I have a cluster using Mellanox (dual port) ConnectX hardware, and
I'm having some problems with MPI_Gather operations. The vendor id is
0x2c9, and the part id is 26418. I had to add the vendor part id to
mca-btl-openib-hca-params.ini, but the problems are the same for both
1.2.5 and 1.3, whether the part ID is in the ini file or not.
The details of my hardware, the OpenMPI 1.3 configuration, and the
runtime environment are included in the attached tar.gz file.
A similar problem was reported in this message, and a 1.3 nightly was
reported to work:
I tested the code in that message, and it hangs (actually, runs very
slowly after a few iterations) with 1.2.5, but works find with 1.3.
My own code starts worker processes with MPI::Comm::Spawn, and does a
series of Bcast's and Gather's from the parent process. Large
messages are passed between the spawned processes using ISend / IRecv
/ Wait, and that works fine. The crash or hang is always observed in
the parent process during the Gather operation.
I suspect this may have something to do with eager rdma, so I ran some
tests with different values of btl_openib_use_eager_rdma. On 1.2.5,
no difference was observed. It always hung after about 20 Gathers.
* Not set: parent process crashes with a null pointer dereference on
the 10th Gather operation.
* Set to 0: parent process crashes with a null pointer dereference on
the 33rd Gather operation.
* Set to 1: parent process hangs on the 7th Gather operation.
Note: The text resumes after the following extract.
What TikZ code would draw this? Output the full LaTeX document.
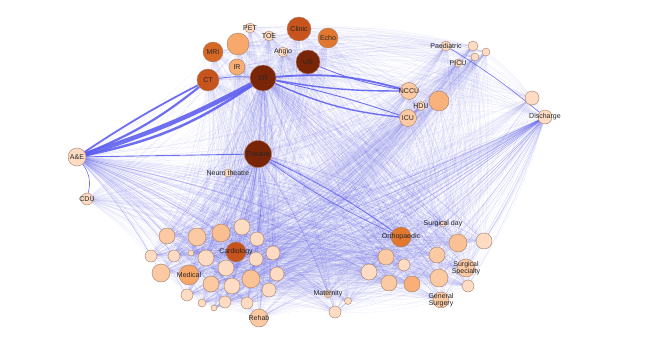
\documentclass[tikz,border=0pt]{standalone}
\usepackage{fontspec}
\setmainfont{Liberation Sans}
\pgfdeclarelayer{bg}
\pgfdeclarelayer{edges}
\pgfsetlayers{bg,edges,main}
\definecolor{eb}{RGB}{92,92,240}
\definecolor{ndline}{RGB}{165,125,105}
\definecolor{cA}{RGB}{253,220,195}
\definecolor{cB}{RGB}{251,201,162}
\definecolor{cC}{RGB}{248,168,106}
\definecolor{cD}{RGB}{226,120,48}
\definecolor{cM}{RGB}{214,104,38}
\definecolor{cE}{RGB}{198,84,28}
\definecolor{cF}{RGB}{122,36,8}
\tikzset{
 nd/.style={circle,draw=ndline,line width=0.4pt,inner sep=0pt,minimum size=#1},
 lab/.style={font=\fontsize{7}{7.5}\selectfont, text=black!85, inner sep=0pt, align=center},
 faint/.style={draw=eb, line width=0.35pt, opacity=0.085},
 midedge/.style={draw=eb, line width=0.4pt, opacity=0.26},
 heavy/.style={draw=eb, opacity=0.88, line width=#1},
}
\begin{document}
\begin{tikzpicture}[x=1pt,y=-1pt]
\useasboundingbox (0,0) rectangle (664,337);
\begin{pgfonlayer}{bg}
\fill[white] (0,0) rectangle (664,337);
\end{pgfonlayer}
% top cluster
\node[nd=10pt,fill=cA,label={[lab]center:PET}] (PET) at (250,28) {};
\node[nd=10pt,fill=cA,label={[lab]center:TOE}] (TOE) at (269,36) {};
\node[nd=24pt,fill=cE,label={[lab]center:Clinic}] (Clinic) at (299,29) {};
\node[nd=20pt,fill=cD,label={[lab]center:Echo}] (Echo) at (328,38) {};
\node[nd=22pt,fill=cC] (b1) at (238,44) {};
\node[nd=20pt,fill=cM,label={[lab]center:MRI}] (MRI) at (213,52) {};
\node[nd=10pt,fill=cA,label={[lab]center:Angio}] (Angio) at (283,52) {};
\node[nd=24pt,fill=cF,label={[lab]center:US}] (US) at (308,62) {};
\node[nd=16pt,fill=cC!85!cB,label={[lab]center:IR}] (IR) at (237,67) {};
\node[nd=22pt,fill=cE,label={[lab]center:CT}] (CT) at (208,80) {};
\node[nd=26pt,fill=cF,label={[lab]center:XR}] (XR) at (263,78) {};
% right top
\node[nd=10pt,fill=cA,label={[lab]center:Paediatric}] (Paed) at (446,46) {};
\node[nd=10pt,fill=cA] (p1) at (473,46) {};
\node[nd=8pt,fill=cA] (p2) at (486,52) {};
\node[nd=8pt,fill=cA] (p3) at (475,57) {};
\node[nd=8pt,fill=cA,label={[lab]center:PICU}] (PICU) at (458,63) {};
\node[nd=17pt,fill=cB,label={[lab]center:NCCU}] (NCCU) at (409,91) {};
\node[nd=9pt,fill=cA,label={[lab]center:HDU}] (HDU) at (421,106) {};
\node[nd=20pt,fill=cC!70!cB] (b2) at (439,101) {};
\node[nd=17pt,fill=cB,label={[lab]center:ICU}] (ICU) at (408,118) {};
\node[nd=14pt,fill=cA] (d1) at (532,98) {};
\node[nd=14pt,fill=cA,label={[lab]center:Discharge}] (Dis) at (545,117) {};
% left
\node[nd=18pt,fill=cA,label={[lab]center:A\&E}] (AE) at (77,157) {};
\node[nd=12pt,fill=cA,label={[lab]center:CDU}] (CDU) at (87,199) {};
\node[nd=27pt,fill=cF,label={[lab]center:Theatre}] (Theatre) at (258,154) {};
\node[nd=8pt,fill=cA,label={[lab]center:Neuro theatre}] (Neuro) at (228,173) {};
% left-lower cluster
\node[nd=16pt,fill=cB] (L1) at (167,236) {};
\node[nd=18pt,fill=cB] (L2) at (197,237) {};
\node[nd=18pt,fill=cB!70!cC] (L3) at (221,233) {};
\node[nd=16pt,fill=cA] (L4) at (242,227) {};
\node[nd=14pt,fill=cA] (L5) at (257,239) {};
\node[nd=12pt,fill=cA] (L6) at (151,256) {};
\node[nd=12pt,fill=cA] (L7) at (174,256) {};
\node[nd=6pt,fill=cA] (L8) at (191,253) {};
\node[nd=16pt,fill=cA] (L9) at (206,258) {};
\node[nd=20pt,fill=cE,label={[lab]center:Cardiology}] (Cardio) at (236,252) {};
\node[nd=14pt,fill=cA] (L10) at (256,259) {};
\node[nd=14pt,fill=cA] (L11) at (273,253) {};
\node[nd=18pt,fill=cB] (L12) at (161,273) {};
\node[nd=20pt,fill=cC,label={[lab]center:Medical}] (Medical) at (189,275) {};
\node[nd=16pt,fill=cA] (L13) at (226,268) {};
\node[nd=16pt,fill=cB] (L14) at (211,284) {};
\node[nd=16pt,fill=cA] (L15) at (232,286) {};
\node[nd=18pt,fill=cB!80!cC] (L16) at (251,279) {};
\node[nd=14pt,fill=cA] (L17) at (277,274) {};
\node[nd=12pt,fill=cA] (L18) at (187,295) {};
\node[nd=8pt,fill=cA] (L19) at (202,303) {};
\node[nd=6pt,fill=cA] (L20) at (214,308) {};
\node[nd=12pt,fill=cA] (L21) at (225,302) {};
\node[nd=12pt,fill=cA] (L22) at (247,303) {};
\node[nd=14pt,fill=cA] (L23) at (269,290) {};
\node[nd=18pt,fill=cB,label={[lab]center:Rehab}] (Rehab) at (259,318) {};
% right-lower cluster
\node[nd=6pt,fill=cA,label={[lab]center:Surgical day}] (Surgday) at (443,224) {};
\node[nd=20pt,fill=cD,label={[lab]center:Orthopaedic}] (Ortho) at (401,237) {};
\node[nd=18pt,fill=cB!75!cC] (R1) at (458,243) {};
\node[nd=16pt,fill=cA] (R2) at (484,241) {};
\node[nd=16pt,fill=cB] (R3) at (386,257) {};
\node[nd=16pt,fill=cB] (R4) at (437,255) {};
\node[nd=12pt,fill=cA] (R5) at (404,265) {};
\node[nd=16pt,fill=cA] (R6) at (369,272) {};
\node[nd=18pt,fill=cB,label={[lab]center:Surgical\\Specialty}] (SurgSpec) at (466,268) {};
\node[nd=16pt,fill=cB] (R7) at (389,283) {};
\node[nd=16pt,fill=cC!80!cB] (R8) at (412,284) {};
\node[nd=18pt,fill=cB] (R9) at (439,278) {};
\node[nd=12pt,fill=cA] (R10) at (468,286) {};
\node[nd=16pt,fill=cB,label={[lab]center:General\\Surgery}] (GenSurg) at (441,300) {};
\node[nd=8pt,fill=cA!80!ndline,label={[lab]center:Maternity}] (Mat) at (328,294) {};
\node[nd=7pt,fill=cA] (M1) at (348,301) {};
\node[nd=12pt,fill=cA] (M2) at (335,312) {};

\def\allnodes{PET,TOE,Clinic,Echo,b1,MRI,Angio,US,IR,CT,XR,Paed,p1,p2,p3,PICU,NCCU,HDU,b2,ICU,d1,Dis,AE,CDU,Theatre,Neuro,L1,L2,L3,L4,L5,L6,L7,L8,L9,Cardio,L10,L11,L12,Medical,L13,L14,L15,L16,L17,L18,L19,L20,L21,L22,L23,Rehab,Surgday,Ortho,R1,R2,R3,R4,R5,R6,SurgSpec,R7,R8,R9,R10,GenSurg,Mat,M1,M2}
\def\lownodes{L1,L2,L3,L4,L5,L6,L7,L9,Cardio,L10,L11,L12,Medical,L13,L14,L15,L16,L17,L18,L21,L22,L23,Rehab,Surgday,Ortho,R1,R2,R3,R4,R5,R6,SurgSpec,R7,R8,R9,R10,GenSurg,Mat,M2}
\begin{pgfonlayer}{edges}
\foreach \a [count=\i] in \allnodes {
  \foreach \b [count=\j] in \allnodes {
    \ifnum\j>\i \draw[faint] (\a) to[bend left=8] (\b); \fi
  }
}
\foreach \h in {AE,Theatre,Dis,XR} {
  \foreach \b in \lownodes { \draw[midedge] (\h) to[bend left=6] (\b); }
}
% heavy flows
\draw[heavy=1.8pt] (AE) to[bend left=3] (CT);
\draw[heavy=2.2pt] (AE) to[bend right=8] (CT);
\draw[heavy=4.5pt] (AE) to[bend right=5] (XR);
\draw[heavy=2.5pt] (AE) to[bend right=11] (XR);
\draw[heavy=1.8pt] (XR) to[bend left=10] (NCCU);
\draw[heavy=1.4pt] (XR) to[bend right=5] (NCCU);
\draw[heavy=1.4pt] (XR) to[bend right=9] (ICU);
\draw[heavy=0.9pt] (XR) to[bend left=3] (ICU);
\draw[heavy=0.8pt] (US) to[bend right=6] (NCCU);
\draw[heavy=0.9pt] (AE) -- (Theatre);
\draw[heavy=0.6pt] (AE) to[bend left=25] (CDU);
\draw[heavy=0.6pt] (Paed) to[bend left=4] (Dis);
\draw[heavy=0.7pt] (Theatre) to[bend left=5] (Ortho);
\draw[heavy=0.6pt] (Theatre) to[bend right=5] (Ortho);
\draw[heavy=0.8pt] (CT) to[bend left=6] (XR);
\end{pgfonlayer}
\end{tikzpicture}
\end{document}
I built 1.3 in debug mode and attempted to narrow down where the crash
(segfault due to null pointer).
Before the crash, the stack trace looks like this:
#0 PMPI_Gather (sendbuf=0x7fbfffe494, sendcount=1, sendtype=0x2a958aab80,
recvbuf=0xda1a40, recvcount=1, recvtype=0x2a958aab80, root=0,
comm=0xd5bbd0) at pgather.c:138
#1 0x0000000000608ff4 in MPI::Comm::Gather (this=0xcdd890,
sendbuf=0x7fbfffe494, sendcount=1, sendtype=@0xa33950, recvbuf=0xda1a40,
recvcount=1, recvtype=@0xa33950, root=0)
Stepping into comm->c_coll.coll_gather at pgather.c:138 results in an
immediate crash, but comm->c_coll.coll_gather itself is not null (it
is the same as for successful Gathers).
Can anyone suggest where I can go from here?